スープというより、レア魔獣の姿煮込みだ。まさか、丸のまま使う勇者がいるとは思わなかった。
だが、アムネジアの味音痴のおかげで、薬効が格段に上がっているのが分かったのだ。
活用せずにいられようか!
「まず、スプーン一杯ずつギルド員に飲ませる。あとの残り半分は越してスープだけビン詰めにして、保存魔法でどれだけの間薬効が持つか実験だな……」
「あのな、飲めと言われて飲める代物か?このまま煮込んで、粘度を上げて丸薬にしようぜ」
気絶するのもわかるひどい匂いに、顔をしかめる解体屋。
臭い匂いも、ひとつぶくらいなら、なんとか流し込めるだろう、と提案するが、アカガネは首を振った。
「丸薬にできればいいが、それで薬効が保てるかわからない。半分はこのままにしていざというときに使いたいんだ。残り半分は研究のために煮込んでもいいし、それぞれの部位ごと取り出して実験してくれて構わない」
アカガネの言葉に、確かにそうだなと同意した。味を優先して、効果が半減したら意味がない。
しかも単純に煮込まれてるだけなら、取り出した眼球や、心臓や、肝、睾丸なんかもまだ使える可能性があるだろう。皮なら、ひと手間省けたくらいだ。

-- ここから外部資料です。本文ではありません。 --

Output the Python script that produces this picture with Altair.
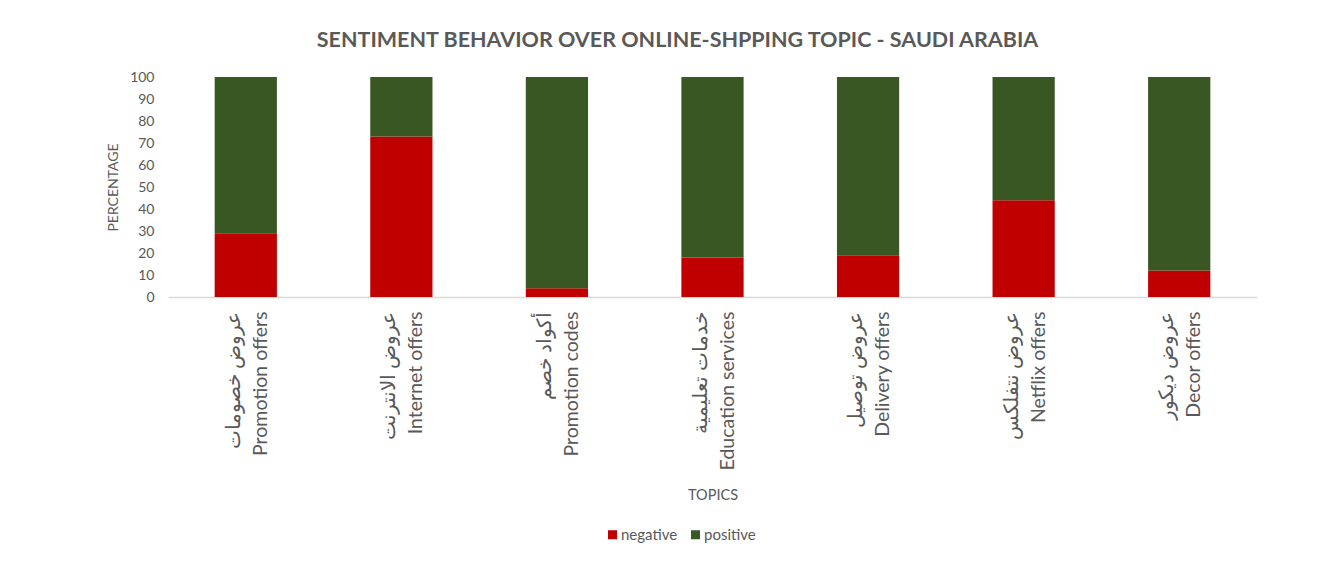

「ひとさじ飲んだら気絶するってのは、体内の魔力根を総回復させるための昏睡かなあ」
「鑑定でわかるか? このままじゃ味と匂いの悪さで毒を疑われる。奇跡の魔力回復薬、ただし、味の保証なしと鑑定書を添えたい」
「ま、いやなら飲まなきゃいいのさ。味を取るか、実を取るかだ。これも冒険者の選択さ」
目端の利く奴は、俺たちが相談して決めることを、自己判断している。ここに大鍋を持ち込む前に、ポーションの空き瓶に、それぞれが詰めて持ち帰った男達のように。
その日の夜は、シードレイクの街のあちこちで、家人が気絶したと騒ぐものが多かったそうだ。